> TASK PROMPT: Working from the top of the listing below, retype each line through the line containing "2], width: 1", both included, with no pictures.

☆ ☆ ☆ ☆ ☆

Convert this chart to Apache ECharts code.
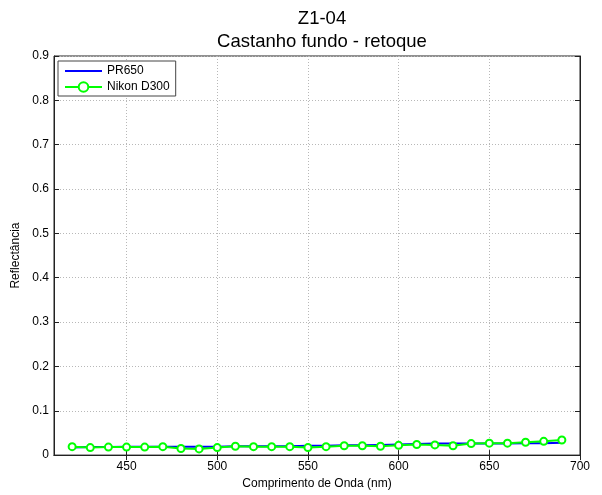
<!DOCTYPE html>
<html>
<head>
<meta charset="utf-8">
<script src="https://cdn.jsdelivr.net/npm/echarts@6/dist/echarts.min.js"></script>
<style>
  html, body { margin: 0; padding: 0; background: #fff; }
  #chart { width: 602px; height: 495px; }
</style>
</head>
<body>
<div id="chart"></div>
<script>
// Wavelengths (nm) and reflectance samples for each instrument
const wavelengths = [420, 430, 440, 450, 460, 470, 480, 490, 500, 510, 520, 530, 540, 550,
                     560, 570, 580, 590, 600, 610, 620, 630, 640, 650, 660, 670, 680, 690];
const pr650 = [0.017, 0.018, 0.018, 0.019, 0.019, 0.019, 0.019, 0.019, 0.019, 0.020, 0.020, 0.020, 0.020, 0.021,
               0.021, 0.022, 0.022, 0.023, 0.024, 0.025, 0.026, 0.026, 0.026, 0.026, 0.026, 0.027, 0.027, 0.028];
const nikonD300 = [0.019, 0.017, 0.018, 0.018, 0.018, 0.019, 0.015, 0.014, 0.017, 0.020, 0.019, 0.019, 0.019, 0.017,
                   0.019, 0.021, 0.021, 0.020, 0.022, 0.024, 0.023, 0.021, 0.026, 0.027, 0.027, 0.029, 0.031, 0.034];
const xTicks = [450, 500, 550, 600, 650, 700];

const pairs = (xs, ys) => xs.map((x, i) => [x, ys[i]]);
const font = 'Arial, "Liberation Sans", sans-serif';

const chart = echarts.init(document.getElementById('chart'), null, { renderer: 'canvas' });

const gridLine = { show: true, lineStyle: { color: '#b8b8b8', type: [1, 2], width: 1 } };

chart.setOption({
  animation: false,
  backgroundColor: '#fff',
  title: {
    text: 'Z1-04\nCastanho fundo - retoque',
    left: 317, top: 2, textAlign: 'center',
    textStyle: { fontFamily: font, fontSize: 18.5, fontWeight: 'normal', color: '#000', lineHeight: 23 }
  },
  legend: {
    orient: 'vertical',
    left: 58, top: 61,
    padding: [4, 6, 3, 6],
    itemGap: 4,
    itemWidth: 37, itemHeight: 12,
    borderColor: '#444', borderWidth: 1,
    backgroundColor: '#fff',
    textStyle: { fontFamily: font, fontSize: 12, color: '#000' },
    data: [
      { name: 'PR650', itemStyle: { opacity: 0 } },
      { name: 'Nikon D300' }
    ]
  },
  grid: { left: 54, right: 22, top: 56, bottom: 36, show: true, borderColor: '#222', borderWidth: 1, containLabel: false },
  xAxis: [{
    type: 'value', min: 410, max: 700,
    name: 'Comprimento de Onda (nm)', nameLocation: 'middle', nameGap: 22,
    nameTextStyle: { fontFamily: font, fontSize: 12, color: '#000' },
    axisLine: { show: true, onZero: false, lineStyle: { color: '#222' } },
    axisTick: { show: true, inside: true, length: 5, customValues: xTicks, lineStyle: { color: '#222' } },
    axisLabel: { customValues: xTicks, fontFamily: font, fontSize: 12, color: '#000', margin: 6 },
    splitLine: gridLine
  }, {
    type: 'value', min: 410, max: 700, position: 'top',
    axisLine: { show: true, lineStyle: { color: '#222' } },
    axisTick: { show: true, inside: true, length: 5, customValues: xTicks, lineStyle: { color: '#222' } },
    axisLabel: { show: false },
    splitLine: { show: false }
  }],
  yAxis: [{
    type: 'value', min: 0, max: 0.9, interval: 0.1,
    name: 'Reflectância', nameLocation: 'middle', nameGap: 27,
    nameTextStyle: { fontFamily: font, fontSize: 12, color: '#000' },
    axisLine: { show: true, lineStyle: { color: '#222' } },
    axisTick: { show: true, inside: true, length: 5, lineStyle: { color: '#222' } },
    axisLabel: { fontFamily: font, fontSize: 12, color: '#000', margin: 5,
                 formatter: v => (Math.round(v * 10) / 10).toString() },
    splitLine: gridLine
  }, {
    type: 'value', min: 0, max: 0.9, interval: 0.1, position: 'right',
    axisLine: { show: true, lineStyle: { color: '#222' } },
    axisTick: { show: true, inside: true, length: 5, lineStyle: { color: '#222' } },
    axisLabel: { show: false },
    splitLine: { show: false }
  }],
  series: [{
    name: 'PR650', type: 'line',
    data: pairs(wavelengths, pr650),
    symbol: 'none',
    lineStyle: { color: '#0000ff', width: 2 },
    itemStyle: { color: '#0000ff' }
  }, {
    name: 'Nikon D300', type: 'line',
    data: pairs(wavelengths, nikonD300),
    symbol: 'emptyCircle', symbolSize: 7, showSymbol: true,
    lineStyle: { color: '#00ff00', width: 2 },
    itemStyle: { color: '#00ff00', borderColor: '#00ff00', borderWidth: 2 }
  }]
});
</script>
</body>
</html>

☆ ☆ ☆ ☆ ☆

> RESPONSE:
Convert this chart to Apache ECharts code.
<!DOCTYPE html>
<html>
<head>
<meta charset="utf-8">
<script src="https://cdn.jsdelivr.net/npm/echarts@6/dist/echarts.min.js"></script>
<style>
  html, body { margin: 0; padding: 0; background: #fff; }
  #chart { width: 602px; height: 495px; }
</style>
</head>
<body>
<div id="chart"></div>
<script>
// Wavelengths (nm) and reflectance samples for each instrument
const wavelengths = [420, 430, 440, 450, 460, 470, 480, 490, 500, 510, 520, 530, 540, 550,
                     560, 570, 580, 590, 600, 610, 620, 630, 640, 650, 660, 670, 680, 690];
const pr650 = [0.017, 0.018, 0.018, 0.019, 0.019, 0.019, 0.019, 0.019, 0.019, 0.020, 0.020, 0.020, 0.020, 0.021,
               0.021, 0.022, 0.022, 0.023, 0.024, 0.025, 0.026, 0.026, 0.026, 0.026, 0.026, 0.027, 0.027, 0.028];
const nikonD300 = [0.019, 0.017, 0.018, 0.018, 0.018, 0.019, 0.015, 0.014, 0.017, 0.020, 0.019, 0.019, 0.019, 0.017,
                   0.019, 0.021, 0.021, 0.020, 0.022, 0.024, 0.023, 0.021, 0.026, 0.027, 0.027, 0.029, 0.031, 0.034];
const xTicks = [450, 500, 550, 600, 650, 700];

const pairs = (xs, ys) => xs.map((x, i) => [x, ys[i]]);
const font = 'Arial, "Liberation Sans", sans-serif';

const chart = echarts.init(document.getElementById('chart'), null, { renderer: 'canvas' });

const gridLine = { show: true, lineStyle: { color: '#b8b8b8', type: [1, 2], width: 1 } };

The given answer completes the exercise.